EEXIST -- file exists (probably can't happen) (filename)
EISDIR -- file exists and is a directory (filename + mode)
EACCES -- access denied (filename or filename + mode)
ENAMETOOLONG -- (filename)
ENOENT -- file doesn't exist (filename or filename + mode)
ENOTDIR -- file isn't a directory (probably can't happen) or the directory
	you said it was in isn't a directory (filename)
ENXIO -- see manpage (filename + mode)
ENODEV -- see manpage (filename)
EROFS -- read-only filesystem (filename + mode)
ETXTBSY -- somebody's running it (filename + mode)
EFAULT -- segmentation fault (filename)
ELOOP -- symlink loop (filename, or 
	with O_NOFOLLOW (can't happen?) filename + mode)
ENOSPC -- no space on device (filename + mode)
ENOMEM -- kernel memory exhausted (???)
	also can come from malloc() failing
EMFILE -- too many files open in process (???)
ENFILE -- too many files open on system (???)

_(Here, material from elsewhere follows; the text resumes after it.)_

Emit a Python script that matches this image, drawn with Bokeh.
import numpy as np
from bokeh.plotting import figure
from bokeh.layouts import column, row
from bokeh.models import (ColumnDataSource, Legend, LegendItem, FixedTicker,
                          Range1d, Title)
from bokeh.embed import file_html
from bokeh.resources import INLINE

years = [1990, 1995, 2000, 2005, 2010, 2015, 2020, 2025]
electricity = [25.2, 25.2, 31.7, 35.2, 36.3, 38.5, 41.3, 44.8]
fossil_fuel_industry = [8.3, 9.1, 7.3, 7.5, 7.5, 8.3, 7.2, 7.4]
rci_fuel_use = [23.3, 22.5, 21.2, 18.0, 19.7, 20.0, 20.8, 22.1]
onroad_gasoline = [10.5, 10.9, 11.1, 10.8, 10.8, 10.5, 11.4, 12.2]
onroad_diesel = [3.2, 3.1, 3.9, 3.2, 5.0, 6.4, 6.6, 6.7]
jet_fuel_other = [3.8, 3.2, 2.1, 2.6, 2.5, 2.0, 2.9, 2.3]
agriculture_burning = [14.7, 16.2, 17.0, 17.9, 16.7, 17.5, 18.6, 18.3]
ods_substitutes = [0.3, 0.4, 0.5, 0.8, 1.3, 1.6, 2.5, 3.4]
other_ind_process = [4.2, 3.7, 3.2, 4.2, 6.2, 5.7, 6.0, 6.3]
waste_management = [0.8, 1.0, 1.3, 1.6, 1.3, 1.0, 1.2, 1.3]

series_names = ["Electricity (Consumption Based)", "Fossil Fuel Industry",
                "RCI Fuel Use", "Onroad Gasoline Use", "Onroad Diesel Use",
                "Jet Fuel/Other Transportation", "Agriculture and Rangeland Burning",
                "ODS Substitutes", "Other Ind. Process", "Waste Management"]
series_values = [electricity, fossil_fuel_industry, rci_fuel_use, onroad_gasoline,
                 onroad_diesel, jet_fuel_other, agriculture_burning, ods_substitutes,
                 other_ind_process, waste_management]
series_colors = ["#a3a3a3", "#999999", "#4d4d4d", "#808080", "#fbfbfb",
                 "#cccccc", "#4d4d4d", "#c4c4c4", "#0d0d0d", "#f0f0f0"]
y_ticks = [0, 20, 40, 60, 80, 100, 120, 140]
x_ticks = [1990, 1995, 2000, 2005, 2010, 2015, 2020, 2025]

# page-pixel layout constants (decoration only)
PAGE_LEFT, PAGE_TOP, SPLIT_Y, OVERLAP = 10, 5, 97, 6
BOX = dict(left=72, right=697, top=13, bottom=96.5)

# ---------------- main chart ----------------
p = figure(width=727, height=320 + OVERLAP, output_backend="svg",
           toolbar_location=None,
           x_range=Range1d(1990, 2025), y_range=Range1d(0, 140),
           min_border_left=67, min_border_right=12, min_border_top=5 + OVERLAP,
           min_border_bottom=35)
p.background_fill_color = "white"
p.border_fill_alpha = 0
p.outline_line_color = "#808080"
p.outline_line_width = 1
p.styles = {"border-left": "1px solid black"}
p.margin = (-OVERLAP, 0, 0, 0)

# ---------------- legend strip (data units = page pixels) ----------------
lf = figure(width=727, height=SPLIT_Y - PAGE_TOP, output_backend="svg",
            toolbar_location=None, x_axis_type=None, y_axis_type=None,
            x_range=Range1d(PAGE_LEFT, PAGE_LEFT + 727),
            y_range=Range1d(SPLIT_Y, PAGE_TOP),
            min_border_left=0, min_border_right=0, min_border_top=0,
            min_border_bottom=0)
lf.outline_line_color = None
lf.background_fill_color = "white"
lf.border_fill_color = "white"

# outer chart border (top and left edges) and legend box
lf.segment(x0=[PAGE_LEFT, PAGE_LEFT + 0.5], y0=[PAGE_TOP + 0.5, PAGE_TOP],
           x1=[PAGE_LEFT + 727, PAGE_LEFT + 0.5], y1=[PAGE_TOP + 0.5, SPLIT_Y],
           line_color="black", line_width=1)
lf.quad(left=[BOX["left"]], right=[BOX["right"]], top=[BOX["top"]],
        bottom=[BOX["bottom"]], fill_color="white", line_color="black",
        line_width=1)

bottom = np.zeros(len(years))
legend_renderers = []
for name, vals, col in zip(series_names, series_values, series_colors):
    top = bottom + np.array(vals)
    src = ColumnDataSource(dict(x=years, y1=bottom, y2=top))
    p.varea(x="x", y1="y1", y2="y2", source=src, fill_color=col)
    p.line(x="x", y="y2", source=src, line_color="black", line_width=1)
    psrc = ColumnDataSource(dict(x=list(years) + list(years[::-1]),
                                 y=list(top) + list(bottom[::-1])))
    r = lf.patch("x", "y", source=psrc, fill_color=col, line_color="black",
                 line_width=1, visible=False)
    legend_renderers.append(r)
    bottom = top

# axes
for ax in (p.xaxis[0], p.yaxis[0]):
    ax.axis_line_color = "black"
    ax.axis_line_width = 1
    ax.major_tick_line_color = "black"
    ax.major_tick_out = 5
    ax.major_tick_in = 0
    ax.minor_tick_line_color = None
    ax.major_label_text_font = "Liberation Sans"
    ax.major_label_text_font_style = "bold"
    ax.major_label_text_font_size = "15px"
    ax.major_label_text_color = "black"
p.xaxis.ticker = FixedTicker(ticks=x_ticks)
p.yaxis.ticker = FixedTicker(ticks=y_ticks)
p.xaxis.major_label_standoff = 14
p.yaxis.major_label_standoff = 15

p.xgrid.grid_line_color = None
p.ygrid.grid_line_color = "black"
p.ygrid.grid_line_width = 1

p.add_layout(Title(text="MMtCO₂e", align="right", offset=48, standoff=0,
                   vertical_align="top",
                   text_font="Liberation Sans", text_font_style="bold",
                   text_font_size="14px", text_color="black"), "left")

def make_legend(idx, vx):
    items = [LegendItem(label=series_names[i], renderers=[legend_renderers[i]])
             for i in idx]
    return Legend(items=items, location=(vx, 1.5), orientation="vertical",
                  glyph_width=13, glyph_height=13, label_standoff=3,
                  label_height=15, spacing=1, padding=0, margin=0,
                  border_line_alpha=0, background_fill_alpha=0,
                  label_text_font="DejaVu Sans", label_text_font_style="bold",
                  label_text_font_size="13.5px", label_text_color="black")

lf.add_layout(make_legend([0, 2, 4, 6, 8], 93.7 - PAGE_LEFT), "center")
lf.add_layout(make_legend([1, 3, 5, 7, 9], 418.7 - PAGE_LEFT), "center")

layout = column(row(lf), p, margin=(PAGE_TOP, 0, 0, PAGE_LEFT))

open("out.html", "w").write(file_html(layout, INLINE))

EINVAL -- invalid open mode

I guess figuring out what to return in the error is more difficult than
it looked.  Maybe the thing to do is simply return both the mode and
the filename for all open() exceptions.  Is it possible to do that in a
backward-compatible way?

<kragen at>       Kragen Sitaker     <>
The Internet stock bubble didn't burst on 1999-11-08.  Hurrah!